Under the Wisconsin Worker’s Compensation Act, there are three kinds of compensable mental/psychological injuries. The first is referred to as a “physical/mental” injury, where a mental injury arises out of a physical injury. The second is a “mental/mental” injury, where the injury is caused by work stress, but there is no physical trauma. The third type is a “mental/physical” injury where a work stress trigger results in physical symptoms.
This post focuses on the second type: a mental/mental injury, also known as a non-traumatic mental injury.
School District No. 1:
A non-traumatic mental injury was first recognized in Wisconsin in 1974. Prior to that time, only mental injuries occurring after a traumatic, physical injury were compensable under the workers’ compensation system.
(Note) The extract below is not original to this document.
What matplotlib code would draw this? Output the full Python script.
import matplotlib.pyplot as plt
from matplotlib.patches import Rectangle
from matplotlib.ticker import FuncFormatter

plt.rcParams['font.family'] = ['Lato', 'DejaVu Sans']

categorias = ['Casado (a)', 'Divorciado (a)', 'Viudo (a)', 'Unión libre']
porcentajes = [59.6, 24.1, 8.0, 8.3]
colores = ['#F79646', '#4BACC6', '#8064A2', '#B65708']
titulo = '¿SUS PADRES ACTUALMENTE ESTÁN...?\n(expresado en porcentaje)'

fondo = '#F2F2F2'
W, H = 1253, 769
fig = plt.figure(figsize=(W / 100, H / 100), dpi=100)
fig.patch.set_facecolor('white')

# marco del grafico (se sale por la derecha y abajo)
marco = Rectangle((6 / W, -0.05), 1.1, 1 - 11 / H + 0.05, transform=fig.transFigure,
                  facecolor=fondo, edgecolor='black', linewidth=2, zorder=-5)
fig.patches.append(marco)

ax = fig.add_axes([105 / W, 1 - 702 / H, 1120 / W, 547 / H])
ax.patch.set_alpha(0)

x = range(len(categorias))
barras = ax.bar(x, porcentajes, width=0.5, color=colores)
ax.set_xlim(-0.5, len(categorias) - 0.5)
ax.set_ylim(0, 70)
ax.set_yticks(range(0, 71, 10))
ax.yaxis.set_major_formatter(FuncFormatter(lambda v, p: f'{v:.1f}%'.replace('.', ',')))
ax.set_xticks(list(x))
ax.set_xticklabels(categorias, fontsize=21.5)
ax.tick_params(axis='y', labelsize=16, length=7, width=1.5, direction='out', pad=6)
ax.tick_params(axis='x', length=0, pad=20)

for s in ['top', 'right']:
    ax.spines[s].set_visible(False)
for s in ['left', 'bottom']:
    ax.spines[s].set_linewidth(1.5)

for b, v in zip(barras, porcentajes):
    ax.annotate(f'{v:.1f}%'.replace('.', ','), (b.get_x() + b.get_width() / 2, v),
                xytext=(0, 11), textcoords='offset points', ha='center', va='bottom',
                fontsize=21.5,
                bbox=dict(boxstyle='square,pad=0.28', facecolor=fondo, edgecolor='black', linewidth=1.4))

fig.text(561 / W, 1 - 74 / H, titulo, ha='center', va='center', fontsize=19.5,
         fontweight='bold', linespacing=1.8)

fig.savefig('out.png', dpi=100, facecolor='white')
The Wisconsin Supreme Court, in School District No. 1, Village of Brown Deer v. DILHR (“SDN1”), determined that the term “accident” in the Wisconsin Worker’s Compensation Act (“the Act”) allowed for mental injuries as well as physical injuries. 62 Wis. 2d 370 (1974).
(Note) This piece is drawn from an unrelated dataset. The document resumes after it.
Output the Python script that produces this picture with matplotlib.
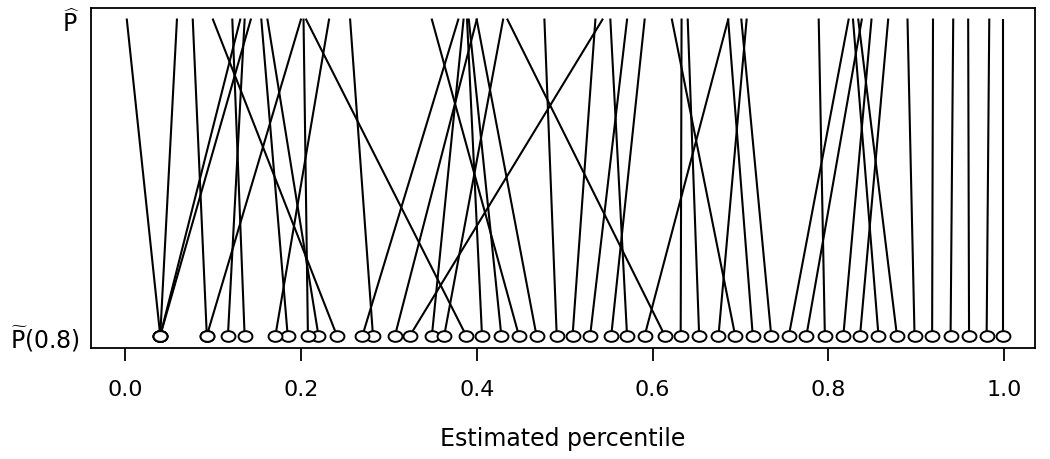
import matplotlib
matplotlib.use("Agg")
import matplotlib.pyplot as plt
from matplotlib.path import Path

# estimated percentile under P-hat (top row) and under P-tilde(0.8) (bottom row)
p_hat = [0.002, 0.059, 0.077, 0.100, 0.122, 0.131, 0.136, 0.143, 0.155, 0.162,
         0.200, 0.203, 0.206, 0.232, 0.256, 0.349, 0.379, 0.385, 0.389, 0.391,
         0.400, 0.400, 0.430, 0.435, 0.477, 0.535, 0.543, 0.552, 0.571, 0.591,
         0.622, 0.633, 0.640, 0.686, 0.686, 0.701, 0.707, 0.789, 0.823, 0.828,
         0.834, 0.838, 0.849, 0.868, 0.890, 0.919, 0.942, 0.959, 0.983, 0.999]
p_tilde = [0.040, 0.040, 0.093, 0.241, 0.136, 0.040, 0.117, 0.040, 0.185, 0.220,
           0.093, 0.208, 0.388, 0.171, 0.282, 0.448, 0.270, 0.349, 0.406, 0.428,
           0.468, 0.307, 0.363, 0.614, 0.491, 0.509, 0.324, 0.571, 0.529, 0.553,
           0.694, 0.632, 0.653, 0.591, 0.714, 0.735, 0.675, 0.796, 0.755, 0.857,
           0.878, 0.775, 0.817, 0.836, 0.898, 0.918, 0.939, 0.960, 0.980, 0.999]
x_ticks = [0.0, 0.2, 0.4, 0.6, 0.8, 1.0]
row_labels = [r"$\widetilde{\mathrm{P}}(0.8)$", r"$\widehat{\mathrm{P}}$"]

fig = plt.figure(figsize=(10.5, 4.6), dpi=100)
ax = fig.add_axes([0.0867, 0.2413, 0.899, 0.7387])

for top, bot in zip(p_hat, p_tilde):
    ax.plot([bot, top], [0, 1], color="black", lw=1.5, zorder=2)

# slightly wide open circle, like the stretched original
uc = Path.unit_circle()
ellipse = Path(uc.vertices * [1.3, 1.0], uc.codes)
ax.plot(p_tilde, [0] * len(p_tilde), linestyle="none", marker=ellipse,
        markersize=10, markerfacecolor="white", markeredgecolor="black",
        markeredgewidth=1.4, zorder=3)

ax.set_xlim(-0.0387, 1.035)
ax.set_ylim(-0.039, 1.036)
ax.set_xticks(x_ticks)
ax.set_xticklabels([f"{t:.1f}" for t in x_ticks], fontsize=16)
ax.tick_params(axis="x", length=9.5, width=1.3, pad=13)
ax.set_yticks([0, 1])
ax.set_yticklabels(row_labels, fontsize=17)
ax.tick_params(axis="y", length=0, pad=8)
for s in ax.spines.values():
    s.set_linewidth(1.3)
ax.set_xlabel("Estimated percentile", fontsize=17, labelpad=19)

fig.savefig("out.png", dpi=100)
However, noting that mental injuries were “to be examined with caution and carefulness because of the danger inherent in such cases of malingering,” the Court established an “extraordinary stress” or “greater dimensions” rule for non-traumatic mental injuries:
Thus it is the opinion of this court that mental injury nontraumatically caused must have resulted from a situation of greater dimensions than the day-to-day emotional strain and tension which all employees must experience. Only if the ‘fortuitous event unexpected and unforeseen’ can be said to be so out of the ordinary from the countless emotional strains and differences that employees encounter without serious mental injury will liability under [the Act] be found.
Id. at 377-78. Nearly 50 years later, the SDN1 rule remains precedent.
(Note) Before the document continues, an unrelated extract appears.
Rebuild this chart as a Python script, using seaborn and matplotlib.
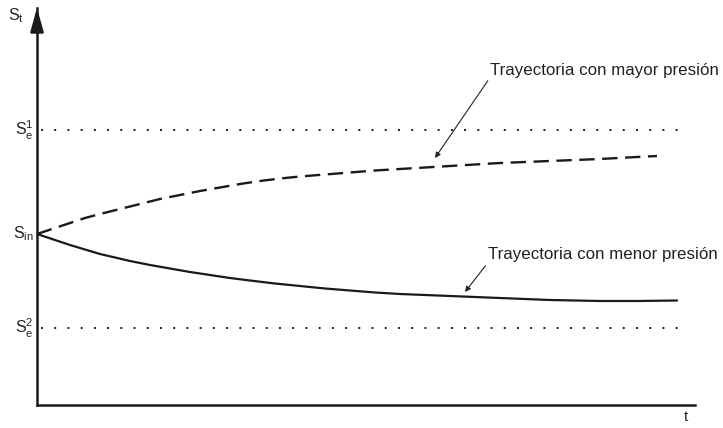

The courts have further interpreted the SDN1 standard over the past five decades. For example, in one pivotal decision, it was clarified that the test is an objective one, meaning it is not measured by the effect on the individual, but rather by how severe or traumatizing the stressor event is. Jenson v. Employers Mut. Cas. Co., 161 Wis. 2d 253 (1991).
When evaluating the unusual stress of the employee, the courts have determined it is to be compared to “similarly situated employees” and the event could not be “foreseen” by employees in a particular field. Probst v. LIRC, 153 Wis. 2d 185 (Ct. App. 1989). This made proving mental/mental claims by employees in high stress occupations, such as law enforcement, extremely difficult.
In 2021, the Wisconsin legislature sought to provide a limited exception to SDN1, to allow law enforcement officers and firefighters to collect 32 weeks of lost time and treatment expenses for work-related Post-Traumatic Stress Disorder (PTSD), even in those cases where the employee cannot prove extraordinary stress under the SDN1 standard.
The new statute, Wis. Stat. §102.17(9), only applies to PTSD, which must be diagnosed by a licensed psychiatrist or psychologist, must be proven by the preponderance of the evidence, and cannot be the result of a job transfer or disciplinary action. Benefits are limited to 32 calendar weeks of benefits and to three episodes in the lifetime of the employee. See also, Wis. Stat. §§102.44(7), 102.42(1p).
Subject to those limitations, the statute provides that the law enforcement officer or firefighter can receive these benefits even if the PTSD diagnosis is not “based on unusual stress of greater dimensions than the day-to-day emotional strain and tension experienced by similarly situated employees.” Wis. Stat. §102.17(9)3.
PTSD Claims after Act 29:
After April 29, 2021, there are two tracks for worker’s compensation benefits for law enforcement officers and full-time firefighters who can prove work-related PTSD.
Track 1 (Cannot Prove Extraordinary Stress)
Under this track, the employee need only prove an appropriate diagnosis of PTSD caused from the stresses on the job (but not due to disciplinary action, job evaluation, transfer, etc.) The employee is entitled to up to 32 calendar weeks of benefits from the time the injury is first reported. The employee does not have to meet the SDN1 standard.
Track 2: (Can Prove Extraordinary Stress)
Under this track, the law enforcement officer or full-time firefighter makes his or her claim like any other non-traumatic mental injury by any employee. The employee must prove extraordinary stress to meet the SDN1 standard. If the employee can meet that standard, he or she is not limited to the 32 weeks of benefits, but rather can access all benefits under the Work Comp Act.
Therefore, while Act 29 outlined a new path (Track 1) for these limited benefits for PTSD for law enforcement officers, it did not modify or remove the right for these employees to make claims for additional benefits (beyond 32 weeks) ifthe employee is able to prove the PTSD was caused by unusual stress and meets the SDN1 standard.